• [INSTRUCTION]: Restate, exactly and without pictures, the lines from the start of the listing below through the line holding "import * as echarts from 'echarts';".

• [DATA FOR PROCESSING]:
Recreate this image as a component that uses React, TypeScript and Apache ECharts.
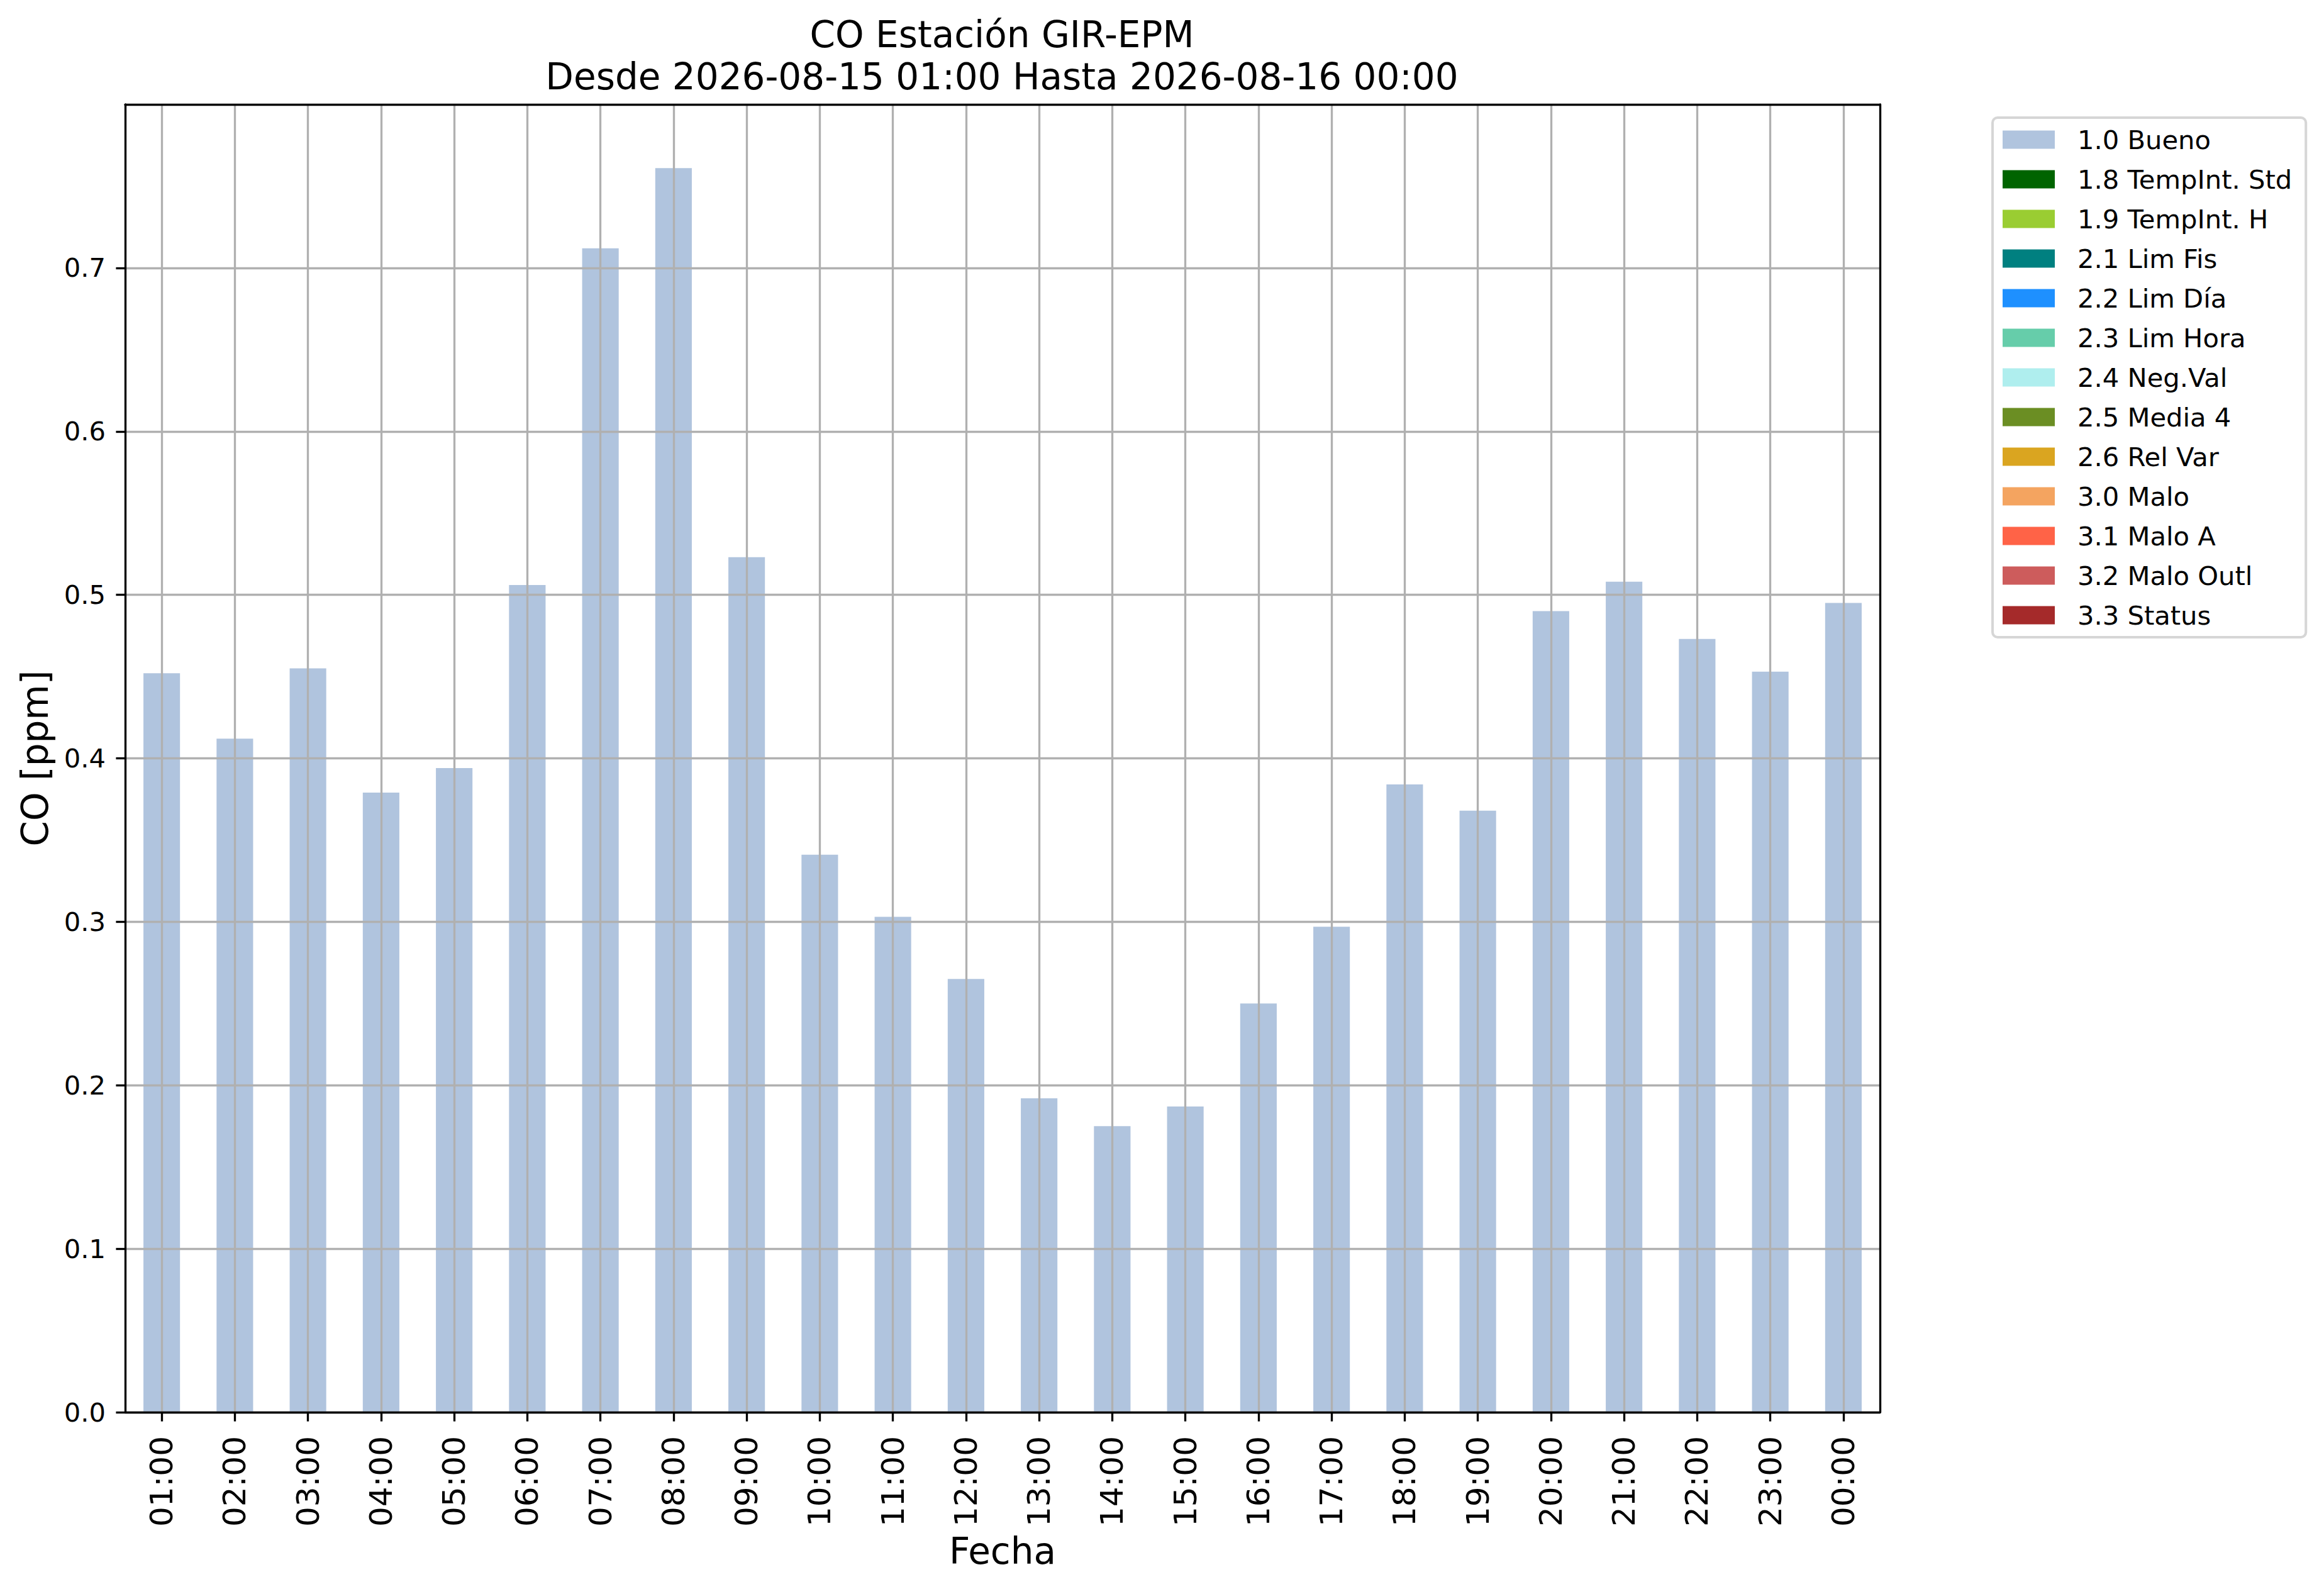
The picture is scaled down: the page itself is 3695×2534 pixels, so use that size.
import React, { useEffect, useRef } from 'react';
import * as echarts from 'echarts';

const hours = [
  '01:00', '02:00', '03:00', '04:00', '05:00', '06:00', '07:00', '08:00',
  '09:00', '10:00', '11:00', '12:00', '13:00', '14:00', '15:00', '16:00',
  '17:00', '18:00', '19:00', '20:00', '21:00', '22:00', '23:00', '00:00',
];

const bueno = [
  0.452, 0.412, 0.455, 0.379, 0.394, 0.506, 0.712, 0.761,
  0.523, 0.341, 0.303, 0.265, 0.192, 0.175, 0.187, 0.250,
  0.297, 0.384, 0.368, 0.490, 0.508, 0.473, 0.453, 0.495,
];

const flagNames = [
  '1.0 Bueno', '1.8 TempInt. Std', '1.9 TempInt. H', '2.1 Lim Fis', '2.2 Lim Día',
  '2.3 Lim Hora', '2.4 Neg.Val', '2.5 Media 4', '2.6 Rel Var', '3.0 Malo',
  '3.1 Malo A', '3.2 Malo Outl', '3.3 Status',
];

const flagColors = [
  '#b0c4de', '#006400', '#9acd32', '#008080', '#1e90ff',
  '#66cdaa', '#afeeee', '#6b8e23', '#daa520', '#f4a460',
  '#ff6347', '#cd5c5c', '#a52a2a',
];

const yTicks = [0, 0.1, 0.2, 0.3, 0.4, 0.5, 0.6, 0.7];

const FONT = 'DejaVu Sans';

export default function App() {
  const ref = useRef<HTMLDivElement>(null);

  useEffect(() => {
    if (!ref.current) return;
    const chart = echarts.init(ref.current, null, { renderer: 'svg' });

    const series = flagNames.map((name, i) => ({
      name,
      type: 'bar',
      stack: 'flags',
      barWidth: '50%',
      xAxisIndex: 0,
      yAxisIndex: 0,
      data: i === 0 ? bueno : hours.map(() => null),
      itemStyle: { color: flagColors[i] },
      emphasis: { disabled: true },
      z: 2,
    }));

    const frameLine = { show: true, onZero: false, lineStyle: { color: '#000000', width: 3.33 } };

    chart.setOption({
      animation: false,
      backgroundColor: '#ffffff',
      title: {
        text: 'CO Estación GIR-EPM\nDesde 2026-08-15 01:00 Hasta 2026-08-16 00:00',
        left: 1593,
        top: 21,
        padding: 0,
        textAlign: 'center',
        textStyle: {
          fontFamily: FONT,
          fontSize: 58,
          lineHeight: 67,
          fontWeight: 'normal',
          color: '#000000',
        },
      },
      legend: {
        orient: 'vertical',
        left: 3168,
        top: 187,
        padding: [14, 22, 14, 16],
        itemGap: 21,
        itemWidth: 83,
        itemHeight: 29,
        icon: 'rect',
        borderColor: '#d6d6d6',
        borderWidth: 4,
        borderRadius: 8,
        backgroundColor: '#ffffff',
        selectedMode: false,
        data: flagNames,
        textStyle: {
          fontFamily: FONT,
          fontSize: 41.67,
          lineHeight: 42,
          color: '#000000',
          padding: [0, 0, 0, 31],
        },
      },
      grid: {
        left: 199,
        right: 3695 - 2989,
        top: 166,
        bottom: 2534 - 2245,
        show: false,
      },
      xAxis: [
        {
          type: 'category',
          data: hours,
          boundaryGap: true,
          z: 11,
          name: 'Fecha',
          nameLocation: 'middle',
          nameGap: 192,
          nameTextStyle: { fontFamily: FONT, fontSize: 58, color: '#000000' },
          axisLine: frameLine,
          axisTick: { show: true, alignWithLabel: true, length: 14.6, lineStyle: { color: '#000000', width: 3.33 } },
          axisLabel: {
            rotate: 90,
            interval: 0,
            margin: 38,
            fontFamily: FONT,
            fontSize: 50,
            color: '#000000',
          },
          splitLine: {
            show: true,
            alignWithLabel: true,
            lineStyle: { color: '#b0b0b0', width: 3.33 },
          },
        },
        {
          type: 'category',
          data: hours,
          position: 'top',
          z: 12,
          axisLine: frameLine,
          axisTick: { show: false },
          axisLabel: { show: false },
          splitLine: { show: false },
        },
      ],
      yAxis: [
        {
          type: 'value',
          min: 0,
          max: 0.8,
          interval: 0.1,
          z: 10,
          name: 'CO [ppm]',
          nameLocation: 'middle',
          nameGap: 114,
          nameTextStyle: { fontFamily: FONT, fontSize: 58, color: '#000000' },
          axisLine: frameLine,
          axisTick: {
            show: true,
            length: 14.6,
            customValues: yTicks,
            lineStyle: { color: '#000000', width: 3.33 },
          },
          axisLabel: {
            margin: 31,
            fontFamily: FONT,
            fontSize: 41.67,
            color: '#000000',
            customValues: yTicks,
            formatter: (v: number) => v.toFixed(1),
          },
          splitLine: {
            show: true,
            lineStyle: { color: '#b0b0b0', width: 3.33 },
          },
        },
        {
          type: 'value',
          min: 0,
          max: 0.8,
          interval: 0.1,
          position: 'right',
          z: 12,
          axisLine: frameLine,
          axisTick: { show: false },
          axisLabel: { show: false },
          splitLine: { show: false },
        },
      ],
      series,
    });

    return () => {
      chart.dispose();
    };
  }, []);

  return (
    <div
      ref={ref}
      style={{
        position: 'fixed',
        left: 0,
        top: 0,
        width: 3695,
        height: 2534,
        background: '#ffffff',
      }}
    />
  );
}
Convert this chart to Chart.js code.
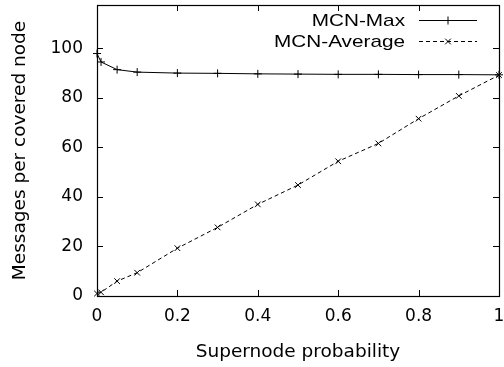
<!DOCTYPE html>
<html>
<head>
<meta charset="utf-8">
<script src="https://cdn.jsdelivr.net/npm/chart.js@4/dist/chart.umd.min.js"></script>
<style>
  html, body { margin: 0; padding: 0; background: #fff; }
  canvas { display: block; }
</style>
</head>
<body>
<canvas id="msgChart" width="504" height="367"></canvas>
<script>
// supernode probability on x, messages per covered node on y
const probs = [0, 0.01, 0.05, 0.1, 0.2, 0.3, 0.4, 0.5, 0.6, 0.7, 0.8, 0.9, 1.0];
const mcnMax = [97.9, 94.5, 91.4, 90.4, 90.0, 89.9, 89.7, 89.6, 89.5, 89.5, 89.4, 89.4, 89.3];
const mcnAvg = [1.0, 1.5, 6.0, 9.4, 19.3, 27.7, 37.0, 44.8, 54.4, 61.6, 71.6, 80.8, 89.2];
const xTicks = [0, 0.2, 0.4, 0.6, 0.8, 1];
const yTicks = [0, 20, 40, 60, 80, 100];

const FONT = "'DejaVu Sans', sans-serif";
const KEY_FONT = "17px 'Liberation Sans', Arial, sans-serif";

const toPts = ys => probs.map((x, i) => ({ x: x, y: ys[i] }));

// gnuplot-like frame: ticks pointing inwards on every side
const innerTicks = {
  id: 'innerTicks',
  afterDatasetsDraw(chart) {
    const c = chart.ctx, a = chart.chartArea;
    const xs = chart.scales.x, ys = chart.scales.y;
    const len = 6;
    c.save();
    c.strokeStyle = '#000';
    c.lineWidth = 1;
    c.beginPath();
    xTicks.forEach(v => {
      const px = Math.round(xs.getPixelForValue(v)) + 0.5;
      c.moveTo(px, a.bottom); c.lineTo(px, a.bottom - len);
      c.moveTo(px, a.top); c.lineTo(px, a.top + len);
    });
    yTicks.forEach(v => {
      const py = Math.round(ys.getPixelForValue(v)) + 0.5;
      c.moveTo(a.left, py); c.lineTo(a.left + len, py);
      c.moveTo(a.right, py); c.lineTo(a.right - len, py);
    });
    c.stroke();
    c.lineWidth = 1.2;
    c.strokeRect(a.left + 0.5, a.top + 0.5, a.right - a.left, a.bottom - a.top);
    c.restore();
  }
};

// key in the top-right corner: label right aligned (wide sans), sample line after it
const keyBox = {
  id: 'keyBox',
  afterDraw(chart) {
    const c = chart.ctx;
    chart.data.datasets.forEach((ds, i) => {
      const y = 20 + i * 21;
      c.save();
      c.font = KEY_FONT;
      c.textAlign = 'right';
      c.textBaseline = 'middle';
      c.fillStyle = '#000';
      c.translate(405, y + 1);
      c.scale(1.22, 1);
      c.fillText(ds.label, 0, 0);
      c.restore();

      c.save();
      c.strokeStyle = ds.borderColor;
      c.lineWidth = ds.borderWidth;
      c.setLineDash(ds.borderDash || []);
      c.beginPath();
      c.moveTo(419, y + 0.5); c.lineTo(477, y + 0.5);
      c.stroke();
      c.setLineDash([]);
      Chart.helpers.drawPoint(c, {
        pointStyle: ds.pointStyle, radius: ds.pointRadius, rotation: 0, borderWidth: 1
      }, 448, y + 0.5);
      c.restore();
    });
  }
};

new Chart(document.getElementById('msgChart'), {
  type: 'line',
  data: {
    datasets: [
      {
        label: 'MCN-Max',
        data: toPts(mcnMax),
        borderColor: '#000',
        backgroundColor: '#000',
        borderWidth: 1,
        pointStyle: 'cross',
        pointRadius: 4,
        pointBorderWidth: 1,
        tension: 0,
        clip: false
      },
      {
        label: 'MCN-Average',
        data: toPts(mcnAvg),
        borderColor: '#000',
        backgroundColor: '#000',
        borderWidth: 1,
        borderDash: [4, 3],
        pointStyle: 'crossRot',
        pointRadius: 4,
        pointBorderWidth: 1,
        tension: 0,
        clip: false
      }
    ]
  },
  options: {
    responsive: false,
    animation: false,
    layout: { padding: { top: 5, right: 1, left: 0, bottom: 0 } },
    plugins: { legend: { display: false }, tooltip: { enabled: false } },
    scales: {
      x: {
        type: 'linear',
        min: 0, max: 1,
        afterBuildTicks: s => { s.ticks = xTicks.map(v => ({ value: v })); },
        afterFit: s => { s.height = 71; s.paddingLeft = 0; s.paddingRight = 0; },
        grid: { display: false, drawTicks: false },
        border: { display: false },
        ticks: {
          color: '#000', padding: 10, font: { family: FONT, size: 17 },
          callback: v => String(v)
        },
        title: {
          display: true, text: 'Supernode probability', color: '#000',
          font: { family: FONT, size: 18.5 }, padding: { top: 5, bottom: 4 }
        }
      },
      y: {
        min: 0, max: 117.5,
        afterBuildTicks: s => { s.ticks = yTicks.map(v => ({ value: v })); },
        afterFit: s => { s.width = 97; s.paddingTop = 0; s.paddingBottom = 0; },
        grid: { display: false, drawTicks: false },
        border: { display: false },
        ticks: {
          color: '#000', padding: 14, font: { family: FONT, size: 17 },
          callback: v => String(v)
        },
        title: {
          display: true, text: 'Messages per covered node', color: '#000',
          font: { family: FONT, size: 18.5 }, padding: { top: 9, bottom: 0 }
        }
      }
    }
  },
  plugins: [innerTicks, keyBox]
});
</script>
</body>
</html>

• [ANSWER BELOW]:
Recreate this image as a component that uses React, TypeScript and Apache ECharts.
The picture is scaled down: the page itself is 3695×2534 pixels, so use that size.
import React, { useEffect, useRef } from 'react';
import * as echarts from 'echarts';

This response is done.